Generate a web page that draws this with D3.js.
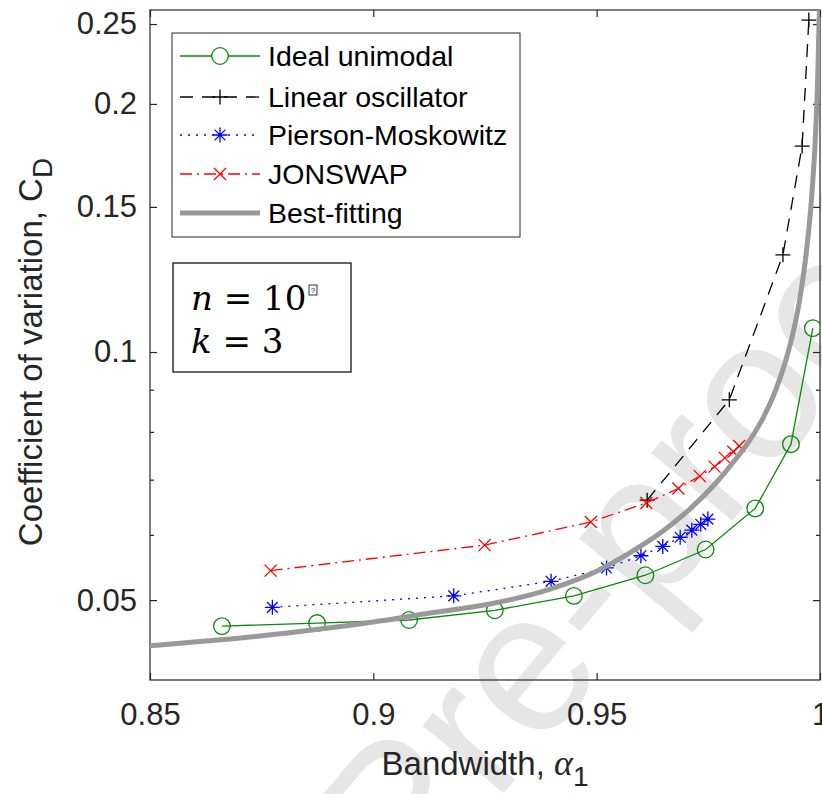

◆ ◆ ◆ ◆ ◆ ◆ ◆

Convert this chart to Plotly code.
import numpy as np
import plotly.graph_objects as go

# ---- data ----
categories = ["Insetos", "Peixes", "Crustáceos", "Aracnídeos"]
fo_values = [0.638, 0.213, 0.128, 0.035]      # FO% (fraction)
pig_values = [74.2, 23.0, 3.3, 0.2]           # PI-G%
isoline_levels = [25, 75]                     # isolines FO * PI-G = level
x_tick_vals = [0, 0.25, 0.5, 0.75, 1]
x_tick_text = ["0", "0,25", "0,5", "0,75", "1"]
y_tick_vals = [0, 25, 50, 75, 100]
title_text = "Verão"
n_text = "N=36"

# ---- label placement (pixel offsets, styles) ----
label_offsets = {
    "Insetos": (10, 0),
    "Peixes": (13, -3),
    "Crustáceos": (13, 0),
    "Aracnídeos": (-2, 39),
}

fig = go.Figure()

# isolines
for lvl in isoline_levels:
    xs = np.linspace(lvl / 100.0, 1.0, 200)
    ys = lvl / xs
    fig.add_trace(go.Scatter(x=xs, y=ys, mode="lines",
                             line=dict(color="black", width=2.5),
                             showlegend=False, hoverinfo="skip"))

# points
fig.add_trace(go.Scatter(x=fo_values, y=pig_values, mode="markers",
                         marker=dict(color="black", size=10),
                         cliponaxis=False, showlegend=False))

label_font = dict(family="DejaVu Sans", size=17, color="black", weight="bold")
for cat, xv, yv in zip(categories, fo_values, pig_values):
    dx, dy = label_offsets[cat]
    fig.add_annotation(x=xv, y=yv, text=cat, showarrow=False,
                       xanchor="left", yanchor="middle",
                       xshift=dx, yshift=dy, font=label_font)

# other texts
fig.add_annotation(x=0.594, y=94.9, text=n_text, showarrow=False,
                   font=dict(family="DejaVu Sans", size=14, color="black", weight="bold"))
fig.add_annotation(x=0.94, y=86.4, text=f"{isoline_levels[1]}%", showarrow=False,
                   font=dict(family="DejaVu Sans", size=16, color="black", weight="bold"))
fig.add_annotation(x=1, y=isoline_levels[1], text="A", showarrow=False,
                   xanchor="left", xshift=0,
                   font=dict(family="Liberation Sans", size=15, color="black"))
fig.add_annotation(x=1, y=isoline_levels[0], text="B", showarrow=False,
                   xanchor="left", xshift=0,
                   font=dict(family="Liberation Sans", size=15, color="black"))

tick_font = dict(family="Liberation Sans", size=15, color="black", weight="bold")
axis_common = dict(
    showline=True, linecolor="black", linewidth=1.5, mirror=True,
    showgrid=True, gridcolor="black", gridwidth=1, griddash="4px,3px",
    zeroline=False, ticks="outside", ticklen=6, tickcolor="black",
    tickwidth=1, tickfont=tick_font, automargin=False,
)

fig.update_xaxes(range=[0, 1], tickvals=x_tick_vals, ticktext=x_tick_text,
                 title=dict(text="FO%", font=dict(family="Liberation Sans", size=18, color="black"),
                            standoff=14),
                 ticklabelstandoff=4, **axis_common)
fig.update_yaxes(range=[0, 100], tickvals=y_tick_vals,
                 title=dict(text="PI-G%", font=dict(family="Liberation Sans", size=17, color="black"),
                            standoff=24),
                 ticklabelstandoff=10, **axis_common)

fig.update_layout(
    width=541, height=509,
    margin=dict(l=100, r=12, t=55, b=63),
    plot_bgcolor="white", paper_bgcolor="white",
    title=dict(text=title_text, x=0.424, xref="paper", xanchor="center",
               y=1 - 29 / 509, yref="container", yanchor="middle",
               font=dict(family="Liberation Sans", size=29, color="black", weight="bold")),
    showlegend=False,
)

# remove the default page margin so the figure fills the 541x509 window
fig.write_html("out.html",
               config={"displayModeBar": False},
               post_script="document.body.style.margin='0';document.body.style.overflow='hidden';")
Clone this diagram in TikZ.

◆ ◆ ◆ ◆ ◆ ◆ ◆

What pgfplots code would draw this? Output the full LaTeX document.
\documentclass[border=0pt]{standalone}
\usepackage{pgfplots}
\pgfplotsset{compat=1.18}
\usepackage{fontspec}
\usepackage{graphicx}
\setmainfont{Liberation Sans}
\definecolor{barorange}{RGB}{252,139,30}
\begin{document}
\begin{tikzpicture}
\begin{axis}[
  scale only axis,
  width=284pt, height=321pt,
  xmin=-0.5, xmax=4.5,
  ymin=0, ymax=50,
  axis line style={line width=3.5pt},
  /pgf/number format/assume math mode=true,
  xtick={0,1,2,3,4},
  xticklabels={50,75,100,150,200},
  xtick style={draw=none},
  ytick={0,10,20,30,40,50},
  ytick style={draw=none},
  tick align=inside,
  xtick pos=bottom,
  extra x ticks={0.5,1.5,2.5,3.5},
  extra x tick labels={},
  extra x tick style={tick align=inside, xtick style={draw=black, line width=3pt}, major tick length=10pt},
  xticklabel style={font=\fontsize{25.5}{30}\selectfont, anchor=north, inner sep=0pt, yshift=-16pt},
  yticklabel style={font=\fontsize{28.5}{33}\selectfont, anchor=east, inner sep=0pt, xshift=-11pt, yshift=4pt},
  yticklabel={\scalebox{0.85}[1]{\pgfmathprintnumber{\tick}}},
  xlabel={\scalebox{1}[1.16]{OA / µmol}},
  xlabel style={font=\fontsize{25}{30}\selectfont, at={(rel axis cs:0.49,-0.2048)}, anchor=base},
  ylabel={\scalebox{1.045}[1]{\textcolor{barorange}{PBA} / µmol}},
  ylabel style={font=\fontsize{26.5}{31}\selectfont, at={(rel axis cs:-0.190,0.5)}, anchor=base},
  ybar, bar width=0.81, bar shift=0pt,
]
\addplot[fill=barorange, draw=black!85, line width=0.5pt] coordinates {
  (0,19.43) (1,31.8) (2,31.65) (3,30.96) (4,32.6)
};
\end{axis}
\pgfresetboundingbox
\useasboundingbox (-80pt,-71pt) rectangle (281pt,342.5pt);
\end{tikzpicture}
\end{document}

◆ ◆ ◆ ◆ ◆ ◆ ◆

* _Instructions to follow_
Select and copy every line of the material that holds the string "this".

* _Exercise response_
Generate a web page that draws this with D3.js.
Convert this chart to Plotly code.
Clone this diagram in TikZ.
What pgfplots code would draw this? Output the full LaTeX document.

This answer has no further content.